Which lines hold the word "chart"? Copy each of them from the material.
--- start ---
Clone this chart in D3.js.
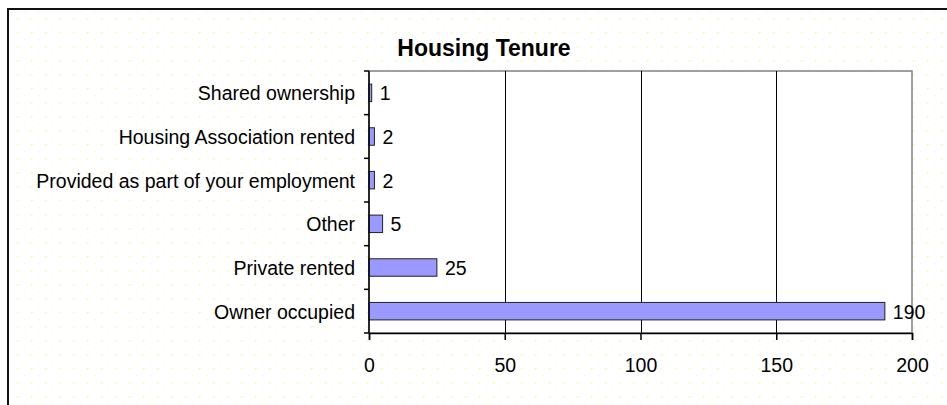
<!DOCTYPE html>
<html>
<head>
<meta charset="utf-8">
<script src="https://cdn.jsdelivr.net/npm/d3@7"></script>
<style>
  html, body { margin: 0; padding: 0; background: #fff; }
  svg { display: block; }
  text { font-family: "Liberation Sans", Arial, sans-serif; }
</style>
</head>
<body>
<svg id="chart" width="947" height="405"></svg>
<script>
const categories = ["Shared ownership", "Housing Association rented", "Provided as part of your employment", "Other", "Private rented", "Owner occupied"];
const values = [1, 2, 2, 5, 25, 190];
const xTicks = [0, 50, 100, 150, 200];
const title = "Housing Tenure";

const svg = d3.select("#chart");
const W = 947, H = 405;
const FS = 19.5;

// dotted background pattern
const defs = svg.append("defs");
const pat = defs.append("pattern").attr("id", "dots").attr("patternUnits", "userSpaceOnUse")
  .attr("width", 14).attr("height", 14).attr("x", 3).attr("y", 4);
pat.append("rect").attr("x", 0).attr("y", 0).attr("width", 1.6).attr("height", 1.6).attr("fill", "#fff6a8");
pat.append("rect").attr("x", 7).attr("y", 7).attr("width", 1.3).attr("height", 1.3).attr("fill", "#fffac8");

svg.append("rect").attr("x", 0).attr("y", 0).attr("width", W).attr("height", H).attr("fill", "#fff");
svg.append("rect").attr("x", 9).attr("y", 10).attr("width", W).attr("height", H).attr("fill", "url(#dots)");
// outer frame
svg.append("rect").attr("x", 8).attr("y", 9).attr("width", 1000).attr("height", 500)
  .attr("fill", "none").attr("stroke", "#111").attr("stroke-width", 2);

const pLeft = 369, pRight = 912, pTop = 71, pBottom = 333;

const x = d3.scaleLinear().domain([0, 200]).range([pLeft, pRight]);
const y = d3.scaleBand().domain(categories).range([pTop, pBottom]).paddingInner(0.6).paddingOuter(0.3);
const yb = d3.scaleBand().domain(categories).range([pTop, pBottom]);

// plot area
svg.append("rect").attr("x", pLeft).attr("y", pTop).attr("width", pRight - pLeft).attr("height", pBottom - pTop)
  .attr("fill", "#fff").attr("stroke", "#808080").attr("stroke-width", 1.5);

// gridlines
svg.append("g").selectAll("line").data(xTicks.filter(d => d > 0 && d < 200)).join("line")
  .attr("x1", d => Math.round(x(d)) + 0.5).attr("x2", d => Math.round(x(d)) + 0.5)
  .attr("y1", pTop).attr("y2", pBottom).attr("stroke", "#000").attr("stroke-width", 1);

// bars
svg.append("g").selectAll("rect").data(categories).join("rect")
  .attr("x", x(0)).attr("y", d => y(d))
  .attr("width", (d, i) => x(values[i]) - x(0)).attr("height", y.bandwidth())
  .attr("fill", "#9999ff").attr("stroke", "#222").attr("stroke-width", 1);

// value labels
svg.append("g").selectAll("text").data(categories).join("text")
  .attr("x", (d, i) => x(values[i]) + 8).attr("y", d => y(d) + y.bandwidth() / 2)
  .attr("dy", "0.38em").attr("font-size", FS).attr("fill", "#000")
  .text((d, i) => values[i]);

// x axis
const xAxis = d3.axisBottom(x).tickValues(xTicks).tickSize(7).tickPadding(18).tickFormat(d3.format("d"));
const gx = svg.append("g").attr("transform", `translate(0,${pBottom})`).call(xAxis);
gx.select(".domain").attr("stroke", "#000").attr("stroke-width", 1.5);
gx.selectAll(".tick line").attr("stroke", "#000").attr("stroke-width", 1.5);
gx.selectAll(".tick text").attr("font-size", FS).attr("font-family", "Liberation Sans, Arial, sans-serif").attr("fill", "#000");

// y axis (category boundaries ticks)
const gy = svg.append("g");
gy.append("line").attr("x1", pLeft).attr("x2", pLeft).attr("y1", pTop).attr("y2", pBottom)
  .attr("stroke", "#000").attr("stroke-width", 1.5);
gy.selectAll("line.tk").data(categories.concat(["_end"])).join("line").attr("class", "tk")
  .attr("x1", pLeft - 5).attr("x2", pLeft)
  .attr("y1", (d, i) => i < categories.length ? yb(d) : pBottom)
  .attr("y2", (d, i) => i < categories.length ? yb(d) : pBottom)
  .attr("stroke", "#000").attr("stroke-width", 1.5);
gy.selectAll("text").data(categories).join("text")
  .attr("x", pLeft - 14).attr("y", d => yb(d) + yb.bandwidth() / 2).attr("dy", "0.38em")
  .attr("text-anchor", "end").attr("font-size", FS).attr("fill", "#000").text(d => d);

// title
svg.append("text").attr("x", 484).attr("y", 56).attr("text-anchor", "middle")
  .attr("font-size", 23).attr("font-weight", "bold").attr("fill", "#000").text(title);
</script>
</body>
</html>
--- end ---
#### OUTPUT FOR THIS TASK:
Clone this chart in D3.js.
<svg id="chart" width="947" height="405"></svg>
const svg = d3.select("#chart");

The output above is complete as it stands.